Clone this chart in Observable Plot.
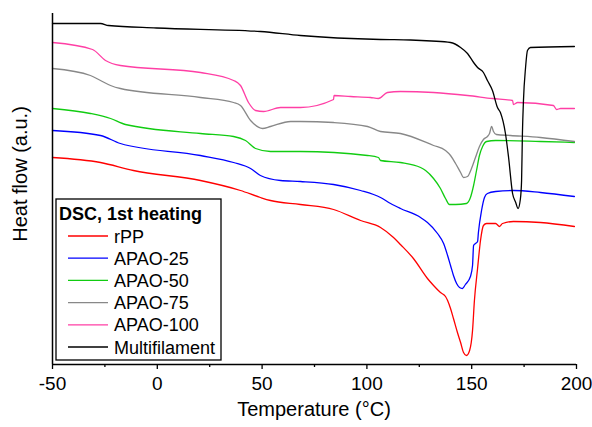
<!DOCTYPE html>
<html>
<head>
<meta charset="utf-8">
<script src="https://cdn.jsdelivr.net/npm/d3@7"></script>
<script src="https://cdn.jsdelivr.net/npm/@observablehq/plot@0.6"></script>
<style>
  html, body { margin: 0; padding: 0; background: #fff; }
  #chart { width: 592px; height: 427px; }
</style>
</head>
<body>
<div id="chart"></div>
<script>
const seriesNames = ["rPP", "APAO-25", "APAO-50", "APAO-75", "APAO-100", "Multifilament"];
const seriesColors = ["#ff0000", "#0000ff", "#11cc11", "#888888", "#ff3fa5", "#000000"];
const legendTitle = "DSC, 1st heating";
const xLabel = "Temperature (°C)";
const yLabel = "Heat flow (a.u.)";
const xMajorTicks = [-50, 0, 50, 100, 150, 200];
const xMinorTicks = [-25, 25, 75, 125, 175];

// [temperature °C, heat flow (a.u.)]
const rPP = [[-50,20.7],[-27.1,20.2],[-11.4,19.4],[20.6,18.4],[39.7,17.4],[49.2,16.7],[54,16.4],[68.3,16.0],[84.1,15.5],[97,14.4],[106.5,13.7],[112.7,12.7],[116,12.0],[122.2,10.6],[128.9,8.6],[131.8,7.9],[135.1,7.2],[137.5,6.8],[138.5,6.4],[139.9,5.6],[141.3,4.6],[143.2,3.2],[144.7,2.2],[146.1,1.2],[147.5,0.9],[149,1.4],[150.4,3.4],[151.3,6.4],[152.8,9.6],[154.2,12.4],[155.6,13.9],[157.1,14.1],[161.4,14.1],[163.3,13.8],[164.7,14.1],[169.9,14.3],[182.8,14.2],[199,13.8]];
const apao25 = [[-50,23.4],[-27.1,22.9],[-17.6,22.1],[20.6,20.9],[36.4,20.2],[44.5,19.6],[49.2,18.9],[58.8,18.4],[68.3,18.3],[84.1,18.0],[97,17.4],[106.5,16.7],[111.3,16.1],[116,15.6],[125.6,14.7],[128.9,14.2],[133.7,13.1],[136.6,12.1],[138.5,10.9],[139.9,9.9],[141.3,8.9],[142.8,8.1],[144.2,7.7],[145.6,7.6],[147,8.0],[149.4,8.8],[150.4,9.9],[150.9,11.9],[151.8,12.1],[152.8,12.3],[153.2,13.2],[154.7,15.4],[156.1,16.7],[157.5,17.1],[161.4,17.3],[169.9,17.4],[182.8,17.2],[199,16.8]];
const apao50 = [[-50,25.6],[-31.9,25.1],[-22.3,24.6],[-15.2,24],[20.6,23.1],[36.4,22.8],[42.1,22.4],[46.9,21.6],[54,21.3],[68.3,21.3],[100.3,20.9],[105.5,20.7],[106.5,20.4],[116,20.2],[125.6,19.7],[128,19.4],[131.8,18.6],[135.1,17.6],[137.5,16.6],[139.4,16.0],[142.3,16.0],[147.5,16.1],[149.4,16.7],[150.9,17.9],[152.3,19.4],[153.7,20.9],[155.2,21.8],[157.1,22.3],[161.4,22.4],[182.8,22.3],[199,22.2]];
const apao75 = [[-50,29.6],[-31.9,28.9],[-27.1,28.4],[-22.3,27.9],[-17.6,27.6],[20.6,26.7],[36.4,26.2],[39.7,25.9],[44.5,24.4],[50.2,23.6],[54,23.8],[63.6,24.3],[68.3,24.3],[84.1,24.2],[100.3,23.8],[106.5,23.3],[116,23.1],[131.8,21.9],[137.5,21.4],[139.9,20.9],[142.3,20.1],[144.7,19.2],[146.1,18.7],[148,18.8],[149.9,19.6],[151.8,20.7],[153.7,21.8],[155.6,22.5],[157.5,22.8],[158.5,23.1],[159.5,23.8],[160.4,23.3],[161.8,23],[168.5,22.9],[182.8,22.7],[199,22.3]];
const apao100 = [[-50,32.2],[-30.9,31.5],[-24.7,30.4],[-17.6,29.9],[20.6,29.2],[36.4,28.4],[39.7,27.9],[43.5,26.2],[46.9,25.4],[50.7,25.3],[58.8,25.7],[68.3,25.7],[84.1,26.5],[84.3,26.9],[92.2,26.8],[101.7,26.7],[105.5,26.6],[109.8,27.2],[116,27.3],[131.8,27.2],[148,26.9],[159.9,26.6],[169.5,26.4],[169.9,26.0],[171.9,26.2],[189,25.9],[190.5,25.5],[192.4,25.6],[199,25.6]];
const multifilament = [[-50,34.1],[-27.1,34.1],[-23.3,33.9],[-0.4,33.65],[49.2,33.3],[68.3,32.9],[106.5,32.5],[120.8,32.45],[130.8,32.35],[139.9,32.2],[144.7,31.7],[148,31.1],[150.9,30.2],[152.8,29.7],[155.6,29.2],[157.5,28.4],[159.9,27.4],[162.3,25.7],[163.7,25.2],[166.1,23.1],[167.6,20.7],[169.5,17.1],[171.0,16.2],[172.1,15.6],[173.2,16.5],[173.8,18.4],[174.2,23.1],[174.7,26.4],[175.7,29.7],[176.6,31.4],[178,31.7],[199,31.8]];

const allSeries = [rPP, apao25, apao50, apao75, apao100, multifilament];
const rows = allSeries.flatMap((s, i) => s.map(([t, h]) => ({t, h, name: seriesNames[i]})));

const FONT = "'Liberation Sans', Arial, sans-serif";
const ML = 52, MR = 16, MT = 13, MB = 63, W = 592, H = 427;

const plot = Plot.plot({
  width: W, height: H,
  marginLeft: ML, marginRight: MR, marginTop: MT, marginBottom: MB,
  style: {fontFamily: FONT, background: "#fff", color: "#000"},
  x: {domain: [-50, 200]},
  y: {domain: [0, 35.1], axis: null},
  color: {domain: seriesNames, range: seriesColors},
  marks: [
    Plot.lineY(rows, {x: "t", y: "h", z: "name", stroke: "name", strokeWidth: 1.3, curve: "monotone-x"}),
    Plot.ruleX([-50], {stroke: "#000", strokeWidth: 1.5}),
    Plot.ruleY([0], {stroke: "#000", strokeWidth: 1.5}),
    Plot.axisX({ticks: xMajorTicks, tickSize: 5, tickPadding: 7, fontSize: 19, label: null, stroke: "#000", strokeWidth: 1.3, tickFormat: d => String(d)}),
    Plot.axisX({ticks: xMinorTicks, tickSize: 3, tickFormat: () => "", label: null, stroke: "#000", strokeWidth: 1.3})
  ]
});

document.getElementById("chart").appendChild(plot);

const svg = d3.select(plot);
// axis titles
svg.append("text")
  .attr("x", (ML + (W - MR)) / 2).attr("y", 416)
  .attr("text-anchor", "middle")
  .style("font-family", FONT).style("font-size", "20px").attr("fill", "#000")
  .text(xLabel);
svg.append("text")
  .attr("transform", "translate(27,174) rotate(-90)")
  .attr("text-anchor", "middle")
  .style("font-family", FONT).style("font-size", "20px").attr("fill", "#000")
  .text(yLabel);

// legend
const lg = svg.append("g").attr("text-anchor", "start");
lg.append("rect").attr("x", 56).attr("y", 199).attr("width", 165).attr("height", 161)
  .attr("fill", "#fff").attr("stroke", "#000").attr("stroke-width", 1.3);
lg.append("text").attr("x", 59).attr("y", 219.5).attr("text-anchor", "start")
  .style("font-family", FONT).style("font-size", "18px").style("font-weight", "bold").attr("fill", "#000")
  .text(legendTitle);
seriesNames.forEach((name, i) => {
  const cy = 236 + i * 22.2;
  lg.append("line").attr("x1", 68).attr("x2", 108).attr("y1", cy).attr("y2", cy)
    .attr("stroke", seriesColors[i]).attr("stroke-width", 1.3);
  lg.append("text").attr("x", 114).attr("y", cy + 6.5).attr("text-anchor", "start")
    .style("font-family", FONT).style("font-size", "18px").attr("fill", "#000")
    .text(name);
});
</script>
</body>
</html>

....

• **Written request**:
Reproduce each line exactly as it appears, omitting the pictures.

• **Result**:
Clone this chart in Observable Plot.
<!DOCTYPE html>
<html>
<head>
<meta charset="utf-8">
<script src="https://cdn.jsdelivr.net/npm/d3@7"></script>
<script src="https://cdn.jsdelivr.net/npm/@observablehq/plot@0.6"></script>
<style>
  html, body { margin: 0; padding: 0; background: #fff; }
  #chart { width: 592px; height: 427px; }
</style>
</head>
<body>
<div id="chart"></div>
<script>
const seriesNames = ["rPP", "APAO-25", "APAO-50", "APAO-75", "APAO-100", "Multifilament"];
const seriesColors = ["#ff0000", "#0000ff", "#11cc11", "#888888", "#ff3fa5", "#000000"];
const legendTitle = "DSC, 1st heating";
const xLabel = "Temperature (°C)";
const yLabel = "Heat flow (a.u.)";
const xMajorTicks = [-50, 0, 50, 100, 150, 200];
const xMinorTicks = [-25, 25, 75, 125, 175];

// [temperature °C, heat flow (a.u.)]
const rPP = [[-50,20.7],[-27.1,20.2],[-11.4,19.4],[20.6,18.4],[39.7,17.4],[49.2,16.7],[54,16.4],[68.3,16.0],[84.1,15.5],[97,14.4],[106.5,13.7],[112.7,12.7],[116,12.0],[122.2,10.6],[128.9,8.6],[131.8,7.9],[135.1,7.2],[137.5,6.8],[138.5,6.4],[139.9,5.6],[141.3,4.6],[143.2,3.2],[144.7,2.2],[146.1,1.2],[147.5,0.9],[149,1.4],[150.4,3.4],[151.3,6.4],[152.8,9.6],[154.2,12.4],[155.6,13.9],[157.1,14.1],[161.4,14.1],[163.3,13.8],[164.7,14.1],[169.9,14.3],[182.8,14.2],[199,13.8]];
const apao25 = [[-50,23.4],[-27.1,22.9],[-17.6,22.1],[20.6,20.9],[36.4,20.2],[44.5,19.6],[49.2,18.9],[58.8,18.4],[68.3,18.3],[84.1,18.0],[97,17.4],[106.5,16.7],[111.3,16.1],[116,15.6],[125.6,14.7],[128.9,14.2],[133.7,13.1],[136.6,12.1],[138.5,10.9],[139.9,9.9],[141.3,8.9],[142.8,8.1],[144.2,7.7],[145.6,7.6],[147,8.0],[149.4,8.8],[150.4,9.9],[150.9,11.9],[151.8,12.1],[152.8,12.3],[153.2,13.2],[154.7,15.4],[156.1,16.7],[157.5,17.1],[161.4,17.3],[169.9,17.4],[182.8,17.2],[199,16.8]];
const apao50 = [[-50,25.6],[-31.9,25.1],[-22.3,24.6],[-15.2,24],[20.6,23.1],[36.4,22.8],[42.1,22.4],[46.9,21.6],[54,21.3],[68.3,21.3],[100.3,20.9],[105.5,20.7],[106.5,20.4],[116,20.2],[125.6,19.7],[128,19.4],[131.8,18.6],[135.1,17.6],[137.5,16.6],[139.4,16.0],[142.3,16.0],[147.5,16.1],[149.4,16.7],[150.9,17.9],[152.3,19.4],[153.7,20.9],[155.2,21.8],[157.1,22.3],[161.4,22.4],[182.8,22.3],[199,22.2]];
const apao75 = [[-50,29.6],[-31.9,28.9],[-27.1,28.4],[-22.3,27.9],[-17.6,27.6],[20.6,26.7],[36.4,26.2],[39.7,25.9],[44.5,24.4],[50.2,23.6],[54,23.8],[63.6,24.3],[68.3,24.3],[84.1,24.2],[100.3,23.8],[106.5,23.3],[116,23.1],[131.8,21.9],[137.5,21.4],[139.9,20.9],[142.3,20.1],[144.7,19.2],[146.1,18.7],[148,18.8],[149.9,19.6],[151.8,20.7],[153.7,21.8],[155.6,22.5],[157.5,22.8],[158.5,23.1],[159.5,23.8],[160.4,23.3],[161.8,23],[168.5,22.9],[182.8,22.7],[199,22.3]];
const apao100 = [[-50,32.2],[-30.9,31.5],[-24.7,30.4],[-17.6,29.9],[20.6,29.2],[36.4,28.4],[39.7,27.9],[43.5,26.2],[46.9,25.4],[50.7,25.3],[58.8,25.7],[68.3,25.7],[84.1,26.5],[84.3,26.9],[92.2,26.8],[101.7,26.7],[105.5,26.6],[109.8,27.2],[116,27.3],[131.8,27.2],[148,26.9],[159.9,26.6],[169.5,26.4],[169.9,26.0],[171.9,26.2],[189,25.9],[190.5,25.5],[192.4,25.6],[199,25.6]];
const multifilament = [[-50,34.1],[-27.1,34.1],[-23.3,33.9],[-0.4,33.65],[49.2,33.3],[68.3,32.9],[106.5,32.5],[120.8,32.45],[130.8,32.35],[139.9,32.2],[144.7,31.7],[148,31.1],[150.9,30.2],[152.8,29.7],[155.6,29.2],[157.5,28.4],[159.9,27.4],[162.3,25.7],[163.7,25.2],[166.1,23.1],[167.6,20.7],[169.5,17.1],[171.0,16.2],[172.1,15.6],[173.2,16.5],[173.8,18.4],[174.2,23.1],[174.7,26.4],[175.7,29.7],[176.6,31.4],[178,31.7],[199,31.8]];

const allSeries = [rPP, apao25, apao50, apao75, apao100, multifilament];
const rows = allSeries.flatMap((s, i) => s.map(([t, h]) => ({t, h, name: seriesNames[i]})));

const FONT = "'Liberation Sans', Arial, sans-serif";
const ML = 52, MR = 16, MT = 13, MB = 63, W = 592, H = 427;

const plot = Plot.plot({
  width: W, height: H,
  marginLeft: ML, marginRight: MR, marginTop: MT, marginBottom: MB,
  style: {fontFamily: FONT, background: "#fff", color: "#000"},
  x: {domain: [-50, 200]},
  y: {domain: [0, 35.1], axis: null},
  color: {domain: seriesNames, range: seriesColors},
  marks: [
    Plot.lineY(rows, {x: "t", y: "h", z: "name", stroke: "name", strokeWidth: 1.3, curve: "monotone-x"}),
    Plot.ruleX([-50], {stroke: "#000", strokeWidth: 1.5}),
    Plot.ruleY([0], {stroke: "#000", strokeWidth: 1.5}),
    Plot.axisX({ticks: xMajorTicks, tickSize: 5, tickPadding: 7, fontSize: 19, label: null, stroke: "#000", strokeWidth: 1.3, tickFormat: d => String(d)}),
    Plot.axisX({ticks: xMinorTicks, tickSize: 3, tickFormat: () => "", label: null, stroke: "#000", strokeWidth: 1.3})
  ]
});

document.getElementById("chart").appendChild(plot);

const svg = d3.select(plot);
// axis titles
svg.append("text")
  .attr("x", (ML + (W - MR)) / 2).attr("y", 416)
  .attr("text-anchor", "middle")
  .style("font-family", FONT).style("font-size", "20px").attr("fill", "#000")
  .text(xLabel);
svg.append("text")
  .attr("transform", "translate(27,174) rotate(-90)")
  .attr("text-anchor", "middle")
  .style("font-family", FONT).style("font-size", "20px").attr("fill", "#000")
  .text(yLabel);

// legend
const lg = svg.append("g").attr("text-anchor", "start");
lg.append("rect").attr("x", 56).attr("y", 199).attr("width", 165).attr("height", 161)
  .attr("fill", "#fff").attr("stroke", "#000").attr("stroke-width", 1.3);
lg.append("text").attr("x", 59).attr("y", 219.5).attr("text-anchor", "start")
  .style("font-family", FONT).style("font-size", "18px").style("font-weight", "bold").attr("fill", "#000")
  .text(legendTitle);
seriesNames.forEach((name, i) => {
  const cy = 236 + i * 22.2;
  lg.append("line").attr("x1", 68).attr("x2", 108).attr("y1", cy).attr("y2", cy)
    .attr("stroke", seriesColors[i]).attr("stroke-width", 1.3);
  lg.append("text").attr("x", 114).attr("y", cy + 6.5).attr("text-anchor", "start")
    .style("font-family", FONT).style("font-size", "18px").attr("fill", "#000")
    .text(name);
});
</script>
</body>
</html>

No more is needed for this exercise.